The 3.73s are a great improvement over the 3.31s found in the GT500, as they get you going in a hurry-and with 510 lb-ft of torque, you keep on moving at a rapid rate. The KR is hunkered down 20 mm in the front and 15 mm in the rear, and recalibrated dampers combine to make a drastic improvement in handling. Also helping the traction-cause are four Goodyear F1 tires measuring P255/45ZR18 in the front and P285/40/ZR18 in the rear, with a special softer tread compound.

Race One.
On track, we noticed a big difference between the KR and the GT500, as the KR felt like a race car in street trim, albeit a civilized one. Braking was amazing thanks to the recalibrated ABS that is dialed in for more aggressive driving. Likewise, the traction control system was tuned to be less intrusive.

As for overall handling feel, we give it a solid "A." The steering is weighted nicely, and the KR turns in with great accuracy. Oversteer/understeer balance was neutral, and the back of the car followed directly with no wallowing in the rear, a common characteristic in most Mustangs. Where the GT500 (and most stock Mustangs) wanders or floats a little before taking a set, the KR plants firmly in one, smooth fashion. At highway or race speeds, the car is predictable and stays well-glued. This gives the driver great confidence and allows for "achieving maximum," as those F1 drivers like to say.
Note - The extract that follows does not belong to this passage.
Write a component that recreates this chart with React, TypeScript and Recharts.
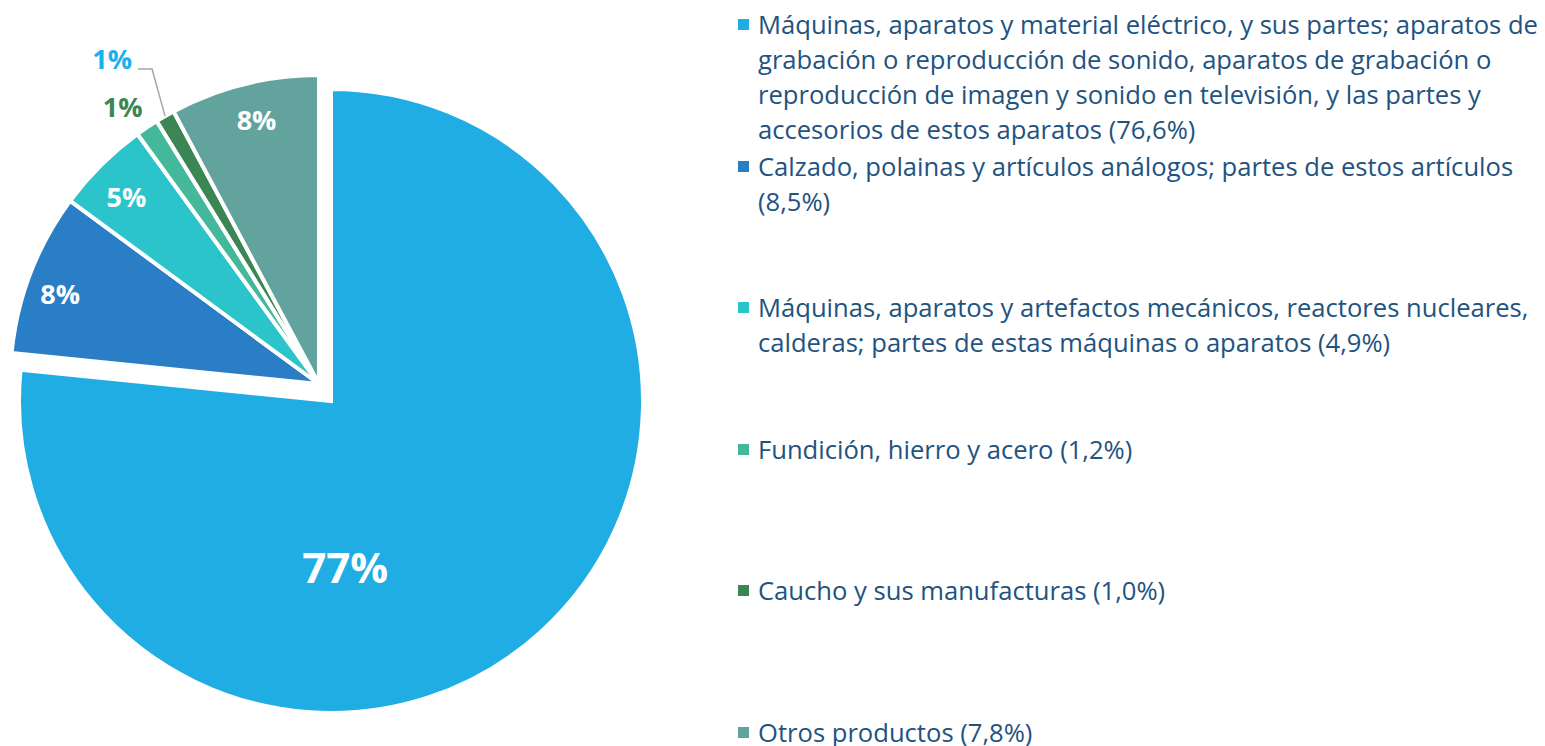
import { Cell, Pie, PieChart } from 'recharts'

const NAMES = [
  'Máquinas, aparatos y material eléctrico, y sus partes; aparatos de\ngrabación o reproducción de sonido, aparatos de grabación o\nreproducción de imagen y sonido en televisión, y las partes y\naccesorios de estos aparatos (76,6%)',
  'Calzado, polainas y artículos análogos; partes de estos artículos\n(8,5%)',
  'Máquinas, aparatos y artefactos mecánicos, reactores nucleares,\ncalderas; partes de estas máquinas o aparatos (4,9%)',
  'Fundición, hierro y acero (1,2%)',
  'Caucho y sus manufacturas (1,0%)',
  'Otros productos (7,8%)',
]
const VALUES = [76.6, 8.5, 4.9, 1.2, 1.0, 7.8]
const LABELS = ['77%', '8%', '5%', '1%', '1%', '8%']
const COLORS = ['#1FADE4', '#2A7EC6', '#2AC4CA', '#43B89A', '#3B8654', '#62A39D']

const data = NAMES.map((n, i) => ({ name: n, value: VALUES[i] }))

const FONT = '"Open Sans", sans-serif'
const TEXT = '#225380'
const RAD = Math.PI / 180

// label placement: [radius factor, angle shift from mid angle]
const LABEL_PLACE: [number, number][] = [
  [0.537, -37.3],
  [0.887, 1.9],
  [0.869, 1.0],
  [1.098, 1.5],
  [1.0, 0],
  [0.876, -0.7],
]

function Pct({ x, y, fs, fill, anchor = 'middle', children }: any) {
  // y is the cap-height centre
  return (
    <text x={x} y={y + fs * 0.357} textAnchor={anchor} fill={fill} fontSize={fs} fontWeight={700} fontFamily={FONT}>
      {children}
    </text>
  )
}

function renderLabel(props: any) {
  const { cx, cy, midAngle, outerRadius, index } = props
  const [f, shift] = LABEL_PLACE[index]
  const a = (midAngle + shift) * RAD
  const x = cx + Math.cos(-a) * outerRadius * f
  const y = cy + Math.sin(-a) * outerRadius * f
  if (index === 0) {
    return <Pct x={x} y={y} fs={42} fill="#fff">{LABELS[0]}</Pct>
  }
  if (index === 4) {
    const ex = x - 13
    const ey = y - 47
    return (
      <g>
        <polyline points={`${x},${y} ${ex},${ey} ${ex - 14},${ey}`} fill="none" stroke="#A6A6A6" strokeWidth={1.5} />
        <Pct x={ex - 20} y={ey - 10} fs={27} fill="#1AB0EE" anchor="end">{LABELS[4]}</Pct>
      </g>
    )
  }
  if (index === 3) {
    return <Pct x={x} y={y} fs={27} fill="#3B8654">{LABELS[3]}</Pct>
  }
  return <Pct x={x} y={y} fs={27} fill="#fff">{LABELS[index]}</Pct>
}

function LegendList() {
  return (
    <div style={{ position: 'absolute', left: 738, top: 0, width: 807, height: 746, fontFamily: FONT }}>
      {NAMES.map((n, i) => (
        <div key={i} style={{ position: 'absolute', left: 0, top: 7 + i * 141.6, display: 'flex' }}>
          <span style={{ width: 11, height: 11, marginTop: 12, marginRight: 9, backgroundColor: COLORS[i], flexShrink: 0 }} />
          <span style={{ whiteSpace: 'pre', fontSize: 25.6, lineHeight: '35px', color: TEXT }}>{n}</span>
        </div>
      ))}
    </div>
  )
}

export default function App() {
  return (
    <div style={{ position: 'absolute', left: 0, top: 0, width: 1545, height: 746, background: '#fff' }}>
      <PieChart width={1545} height={746} margin={{ top: 0, right: 0, bottom: 0, left: 0 }}>
        <Pie
          data={data}
          dataKey="value"
          nameKey="name"
          cx={319}
          cy={384}
          outerRadius={309}
          startAngle={90}
          endAngle={-270}
          stroke="#fff"
          strokeWidth={4}
          label={(p: any) => (p.index === 0 ? null : renderLabel(p))}
          labelLine={false}
          isAnimationActive={false}
        >
          {COLORS.map((c, i) => (
            <Cell key={i} fill={i === 0 ? 'none' : c} stroke={i === 0 ? 'none' : '#fff'} />
          ))}
        </Pie>
        <Pie
          data={data}
          dataKey="value"
          nameKey="name"
          cx={331}
          cy={401}
          outerRadius={312}
          startAngle={90}
          endAngle={-270}
          stroke="#fff"
          strokeWidth={4}
          label={(p: any) => (p.index === 0 ? renderLabel(p) : null)}
          labelLine={false}
          isAnimationActive={false}
        >
          {COLORS.map((c, i) => (
            <Cell key={i} fill={i === 0 ? c : 'none'} stroke={i === 0 ? '#fff' : 'none'} />
          ))}
        </Pie>
      </PieChart>
      <LegendList />
    </div>
  )
}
Most amazing of all, Ford engineers accomplished this fine level of handling without sacrificing driveability, as the KR, while firmer than some other Mustangs, was smooth and compliant in everyday traffic.

While it's a capable corner carver, we wanted to know if the KR was a capable quarter-miler. Point blank-it is! In fact, it's the quickest and fastest factory Mustang we've ever tested.

Back at our home track (Raceway Park in Englishtown, New Jersey), we flogged a Colorado Red-with-silver-striped monster, and what fun it was. Our tester tipped the scale at 4,006 pounds with driver, and we clocked a series of low-12s. Refining our driving technique paid off in spades as the scoreboard displayed our best e.t. of 11.92 at 120 mph.

This marked the first time a bone-stock Ford Mustang dipped in the 11s, putting it in Viper and Z06 territory. No doubt the performance came from the combination of 540 ponies, special Goodyear tires, Earth-rotating torque, and 3.73 gears.

In fact, the KR was fairly easy to launch. On the 11.92, we revved the engine to 2,400 rpm, smoothly let out the clutch, and applied full power. Massive spin came only when we attempted to powershift Second gear, which led us to granny-shifting the one-two gear exchange on just about every run.

Not totally satisfied, we swapped the Goodyears for Mickey Thompson ET Street rubber. The street slicks were just what the doctor ordered, as we dropped from a 1.90 60-foot time to a 1.77, and in the process clicked off a best of 11.58 at 122 mph. Two more attempts resulted in an 11.63 and 11.59, both over 121 mph. Needless to say, we were impressed. Had we tossed on some skinnies, yanked the front antiroll bar, and removed a little weight, 11.30s would be possible. Just add boost, a tune, and headers, and you have a mid-10-second player. It sure is good to be the king.